Having to pay for my algorithm to access this data would be a big deal to me - I'm operating on a shoestring budget and I don't want to do that.
Sure, it would make things hard for you, but again, if you were using any other sort of data, there'd be usage costs. The news folks are just figuring that part out now, while every tech-first company has that build into their business from the start.
Except for the fact that transmission/distribution costs are almost zero and 'news' is a broadly consumed information resource. It doesn't matter that there would have been usage costs in the past -- they would be silly now.
But the API is HTTP and the news stories are syndicated across a hundred different sites. How do you limit the crawlers under this scheme? It seems like any serious attempt to limit crawling will require major software redeployment, cooperation of crawlers, widespread authentication, or some combination of these. Is there actually a feasible way to do this without breaking the web?

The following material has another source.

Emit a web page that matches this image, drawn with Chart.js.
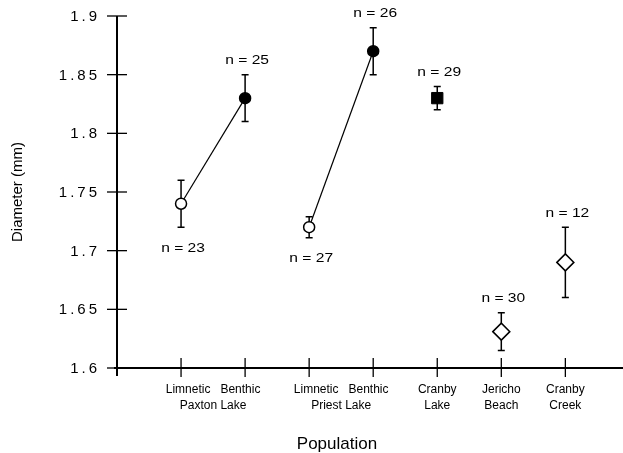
<!DOCTYPE html>
<html><head><meta charset="utf-8">
<script src="https://cdn.jsdelivr.net/npm/chart.js@4"></script>
<style>html,body{margin:0;padding:0;background:#fff}#wrap{width:623px;height:453px}</style>
</head><body><div id="wrap"><canvas id="c" width="623" height="453"></canvas></div>
<script>
const categories = ['Limnetic Paxton','Benthic Paxton','Limnetic Priest','Benthic Priest','Cranby Lake','Jericho Beach','Cranby Creek'];
const categoryPositions = [1,2,3,4,5,6,7];
const means = [1.74,1.83,1.72,1.87,1.83,1.631,1.69];
const errors = [0.02,0.02,0.009,0.02,0.01,0.016,0.03];
const sampleSizes = [23,25,27,26,29,30,12];
const labelSide = ['below','above','below','above','above','above','above'];
const xLabelPositions = [1.5,3.5,5,6,7];
const xLabelLines = [['Limnetic   Benthic','Paxton Lake'],['Limnetic   Benthic','Priest Lake'],['Cranby','Lake'],['Jericho','Beach'],['Cranby','Creek']];
const yTicks = [1.6,1.65,1.7,1.75,1.8,1.85,1.9];
const yTickLabels = ['1.6','1.65','1.7','1.75','1.8','1.85','1.9'];

const FONT = '"Liberation Sans", Arial, Helvetica, sans-serif';
Chart.defaults.font.family = FONT;
Chart.defaults.color = '#000';

const pt = i => ({x: categoryPositions[i], y: means[i]});

const decor = {
  id: 'decor',
  beforeDatasetsDraw(chart) {
    const {ctx, chartArea: a, scales: {x, y}} = chart;
    ctx.save();
    ctx.strokeStyle = '#000';
    ctx.lineWidth = 2;
    ctx.beginPath();
    ctx.moveTo(a.left, y.getPixelForValue(yTicks[yTicks.length - 1]));
    ctx.lineTo(a.left, a.bottom + 8);
    ctx.stroke();
    ctx.beginPath();
    ctx.moveTo(a.left - 3, a.bottom);
    ctx.lineTo(chart.width, a.bottom);
    ctx.stroke();
    ctx.lineWidth = 1.3;
    yTicks.forEach(v => {
      const py = y.getPixelForValue(v);
      ctx.beginPath(); ctx.moveTo(a.left - 10, py); ctx.lineTo(a.left + 10, py); ctx.stroke();
    });
    categoryPositions.forEach(v => {
      const px = x.getPixelForValue(v);
      ctx.beginPath(); ctx.moveTo(px, a.bottom - 10); ctx.lineTo(px, a.bottom + 9); ctx.stroke();
    });
    // error bars
    ctx.lineWidth = 1.5;
    means.forEach((m, i) => {
      const px = x.getPixelForValue(categoryPositions[i]);
      const t = y.getPixelForValue(m + errors[i]);
      const b = y.getPixelForValue(m - errors[i]);
      ctx.beginPath();
      ctx.moveTo(px, t); ctx.lineTo(px, b);
      ctx.moveTo(px - 3.5, t); ctx.lineTo(px + 3.5, t);
      ctx.moveTo(px - 3.5, b); ctx.lineTo(px + 3.5, b);
      ctx.stroke();
    });
    ctx.restore();
  },
  afterDraw(chart) {
    const {ctx, chartArea: a, scales: {x, y}} = chart;
    ctx.save();
    ctx.fillStyle = '#000';
    // y tick labels
    ctx.font = '15px ' + FONT;
    ctx.letterSpacing = '3px';
    ctx.textAlign = 'right';
    ctx.textBaseline = 'middle';
    yTicks.forEach((v, i) => {
      ctx.fillText(yTickLabels[i], 100, y.getPixelForValue(v) + 1);
    });
    // n labels (wide lettering)
    ctx.font = '12px ' + FONT;
    ctx.letterSpacing = '0px';
    ctx.textAlign = 'center';
    means.forEach((m, i) => {
      const px = x.getPixelForValue(categoryPositions[i]);
      const py = labelSide[i] === 'above'
        ? y.getPixelForValue(m + errors[i]) - 14
        : y.getPixelForValue(m - errors[i]) + 21;
      ctx.save();
      ctx.translate(px + 2, py);
      ctx.scale(1.3, 1);
      ctx.fillText('n = ' + sampleSizes[i], 0, 0);
      ctx.restore();
    });
    // axis title
    ctx.font = '17px ' + FONT;
    ctx.fillText('Population', 337, 444);
    ctx.restore();
  }
};

new Chart(document.getElementById('c'), {
  type: 'scatter',
  data: {
    datasets: [
      {label: 'Paxton Lake', data: [pt(0), pt(1)], showLine: true, borderColor: '#000', borderWidth: 1.2,
       pointStyle: 'circle', pointRadius: 5.5, pointBackgroundColor: ['#fff', '#000'], pointBorderColor: '#000', pointBorderWidth: 1.5, clip: false},
      {label: 'Priest Lake', data: [pt(2), pt(3)], showLine: true, borderColor: '#000', borderWidth: 1.2,
       pointStyle: 'circle', pointRadius: 5.5, pointBackgroundColor: ['#fff', '#000'], pointBorderColor: '#000', pointBorderWidth: 1.5, clip: false},
      {label: 'Cranby Lake', data: [pt(4)], pointStyle: 'rect', pointRadius: 8, pointBackgroundColor: '#000', pointBorderColor: '#000', pointBorderWidth: 1, clip: false},
      {label: 'Jericho Beach', data: [pt(5)], pointStyle: 'rectRot', pointRadius: 8.5, pointBackgroundColor: '#fff', pointBorderColor: '#000', pointBorderWidth: 1.5, clip: false},
      {label: 'Cranby Creek', data: [pt(6)], pointStyle: 'rectRot', pointRadius: 8.5, pointBackgroundColor: '#fff', pointBorderColor: '#000', pointBorderWidth: 1.5, clip: false}
    ]
  },
  options: {
    responsive: false,
    animation: false,
    layout: {autoPadding: false, padding: {top: 16, right: 0, bottom: 0, left: 0}},
    plugins: {legend: {display: false}, tooltip: {enabled: false}},
    scales: {
      x: {
        type: 'linear', min: 0, max: 7.9,
        grid: {display: false, drawTicks: false},
        border: {display: false},
        afterFit: s => { s.height = 85; s.paddingLeft = 0; s.paddingRight = 0; },
        afterBuildTicks: s => { s.ticks = xLabelPositions.map(v => ({value: v})); },
        ticks: {
          padding: 14, maxRotation: 0, autoSkip: false,
          font: {size: 12, lineHeight: 1.34},
          callback: (v) => { const i = xLabelPositions.indexOf(v); return i >= 0 ? xLabelLines[i] : ''; }
        }
      },
      y: {
        type: 'linear', min: yTicks[0], max: yTicks[yTicks.length - 1],
        grid: {display: false, drawTicks: false},
        border: {display: false},
        ticks: {display: false, stepSize: 0.05},
        afterFit: s => { s.width = 117; },
        title: {display: true, text: 'Diameter (mm)', font: {size: 15}, padding: {top: 9, bottom: 0}}
      }
    }
  },
  plugins: [decor]
});
</script>
</body></html>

These are all good points. I don't have answers to any of them. Feasibility is a whole other issue.
My point is that if you look at online newspapers as online services, then they should be able to charge people for programmatic access to their service, just like any other tech service does through its API.
If I want to build an app on the back of Yahoo BOSS, I have to pay Yahoo.
If I want to build an app on the back of the New York Times, maybe I should have to pay the New York Times.
Having to pay for my algorithm to access this data would be a big deal to me - I'm operating on a shoestring budget and I don't want to do that.